═════ Data records

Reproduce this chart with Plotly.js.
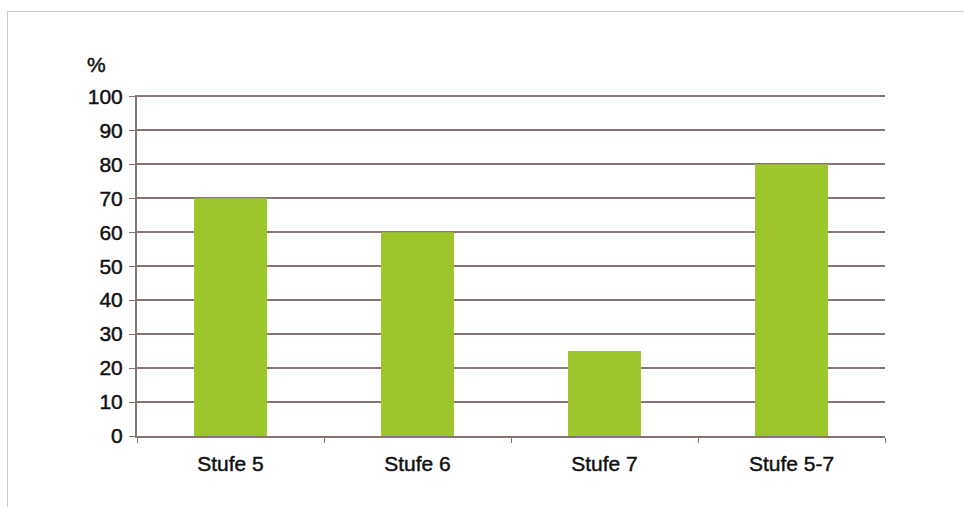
<!DOCTYPE html>
<html>
<head>
<meta charset="utf-8">
<script src="https://cdn.plot.ly/plotly-3.0.1.min.js"></script>
<style>
  html, body { margin: 0; padding: 0; background: #ffffff; }
  #frame {
    position: absolute; left: 7px; top: 11px; width: 970px; height: 510px;
    border: 1px solid #c9c9c9; box-sizing: border-box;
  }
  #chart { position: absolute; left: 0; top: 0; width: 964px; height: 507px; }
  /* slightly heavier glyphs for the axis labels */
  #chart .xtick text, #chart .ytick text, #chart .annotation-text {
    stroke: #111111; stroke-width: 0.45px;
  }
</style>
</head>
<body>
<div id="frame"></div>
<div id="chart"></div>
<script>
// Anteil in Prozent je Stufe
const categories = ["Stufe 5", "Stufe 6", "Stufe 7", "Stufe 5-7"];
const values = [70, 60, 25, 80];
const yTickValues = [0, 10, 20, 30, 40, 50, 60, 70, 80, 90, 100];
const yTickLabels = ["0", "10", "20", "30", "40", "50", "60", "70", "80", "90", "100"];
const unitLabel = "%";

const lineColor = "#857674";
const barColor = "#9cc62b";
const textColor = "#111111";
const fontFamily = "Liberation Sans, Arial, sans-serif";

const trace = {
  type: "bar",
  x: categories,
  y: values,
  marker: { color: barColor, line: { width: 0 } },
  hoverinfo: "x+y"
};

const layout = {
  width: 964,
  height: 507,
  margin: { l: 137, r: 79, t: 95, b: 71 },
  paper_bgcolor: "rgba(0,0,0,0)",
  plot_bgcolor: "rgba(0,0,0,0)",
  bargap: 0.61,
  showlegend: false,
  font: { family: fontFamily, color: textColor },
  xaxis: {
    type: "category",
    showline: true,
    linecolor: lineColor,
    linewidth: 2,
    ticks: "outside",
    tickson: "boundaries",
    ticklen: 5,
    tickwidth: 1,
    tickcolor: lineColor,
    showgrid: false,
    tickfont: { size: 21, family: fontFamily, color: textColor },
    ticklabelstandoff: 8,
    fixedrange: true
  },
  yaxis: {
    range: [0, 100.4],
    tickmode: "array",
    tickvals: yTickValues,
    ticktext: yTickLabels,
    showline: true,
    linecolor: lineColor,
    linewidth: 2,
    ticks: "outside",
    ticklen: 6,
    tickwidth: 1,
    tickcolor: lineColor,
    showgrid: true,
    gridcolor: lineColor,
    gridwidth: 2,
    zeroline: false,
    tickfont: { size: 21, family: fontFamily, color: textColor },
    ticklabelstandoff: 2,
    fixedrange: true
  },
  annotations: [{
    text: unitLabel,
    xref: "paper", yref: "paper",
    x: -0.054, y: 1.088,
    xanchor: "center", yanchor: "middle",
    showarrow: false,
    font: { size: 21, family: fontFamily, color: textColor }
  }]
};

Plotly.newPlot("chart", [trace], layout, { displayModeBar: false, staticPlot: true });
</script>
</body>
</html>
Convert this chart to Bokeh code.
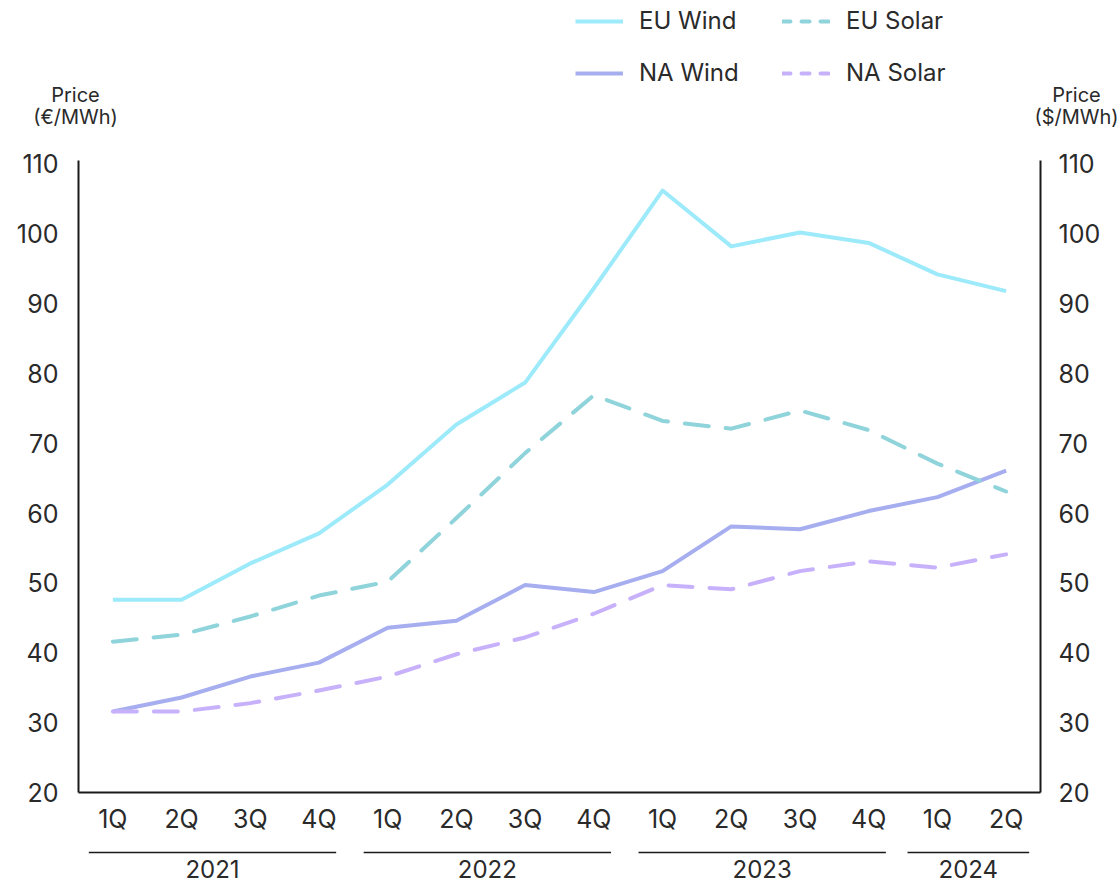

══════════

* _Stated exercise_: Copy the listing over exactly, skipping the pictures it holds.

* _Written response_:
Reproduce this chart with Plotly.js.
<!DOCTYPE html>
<html>
<head>
<meta charset="utf-8">
<script src="https://cdn.plot.ly/plotly-3.0.1.min.js"></script>
<style>
  html, body { margin: 0; padding: 0; background: #ffffff; }
  #frame {
    position: absolute; left: 7px; top: 11px; width: 970px; height: 510px;
    border: 1px solid #c9c9c9; box-sizing: border-box;
  }
  #chart { position: absolute; left: 0; top: 0; width: 964px; height: 507px; }
  /* slightly heavier glyphs for the axis labels */
  #chart .xtick text, #chart .ytick text, #chart .annotation-text {
    stroke: #111111; stroke-width: 0.45px;
  }
</style>
</head>
<body>
<div id="frame"></div>
<div id="chart"></div>
<script>
// Anteil in Prozent je Stufe
const categories = ["Stufe 5", "Stufe 6", "Stufe 7", "Stufe 5-7"];
const values = [70, 60, 25, 80];
const yTickValues = [0, 10, 20, 30, 40, 50, 60, 70, 80, 90, 100];
const yTickLabels = ["0", "10", "20", "30", "40", "50", "60", "70", "80", "90", "100"];
const unitLabel = "%";

const lineColor = "#857674";
const barColor = "#9cc62b";
const textColor = "#111111";
const fontFamily = "Liberation Sans, Arial, sans-serif";

const trace = {
  type: "bar",
  x: categories,
  y: values,
  marker: { color: barColor, line: { width: 0 } },
  hoverinfo: "x+y"
};

const layout = {
  width: 964,
  height: 507,
  margin: { l: 137, r: 79, t: 95, b: 71 },
  paper_bgcolor: "rgba(0,0,0,0)",
  plot_bgcolor: "rgba(0,0,0,0)",
  bargap: 0.61,
  showlegend: false,
  font: { family: fontFamily, color: textColor },
  xaxis: {
    type: "category",
    showline: true,
    linecolor: lineColor,
    linewidth: 2,
    ticks: "outside",
    tickson: "boundaries",
    ticklen: 5,
    tickwidth: 1,
    tickcolor: lineColor,
    showgrid: false,
    tickfont: { size: 21, family: fontFamily, color: textColor },
    ticklabelstandoff: 8,
    fixedrange: true
  },
  yaxis: {
    range: [0, 100.4],
    tickmode: "array",
    tickvals: yTickValues,
    ticktext: yTickLabels,
    showline: true,
    linecolor: lineColor,
    linewidth: 2,
    ticks: "outside",
    ticklen: 6,
    tickwidth: 1,
    tickcolor: lineColor,
    showgrid: true,
    gridcolor: lineColor,
    gridwidth: 2,
    zeroline: false,
    tickfont: { size: 21, family: fontFamily, color: textColor },
    ticklabelstandoff: 2,
    fixedrange: true
  },
  annotations: [{
    text: unitLabel,
    xref: "paper", yref: "paper",
    x: -0.054, y: 1.088,
    xanchor: "center", yanchor: "middle",
    showarrow: false,
    font: { size: 21, family: fontFamily, color: textColor }
  }]
};

Plotly.newPlot("chart", [trace], layout, { displayModeBar: false, staticPlot: true });
</script>
</body>
</html>
Convert this chart to Bokeh code.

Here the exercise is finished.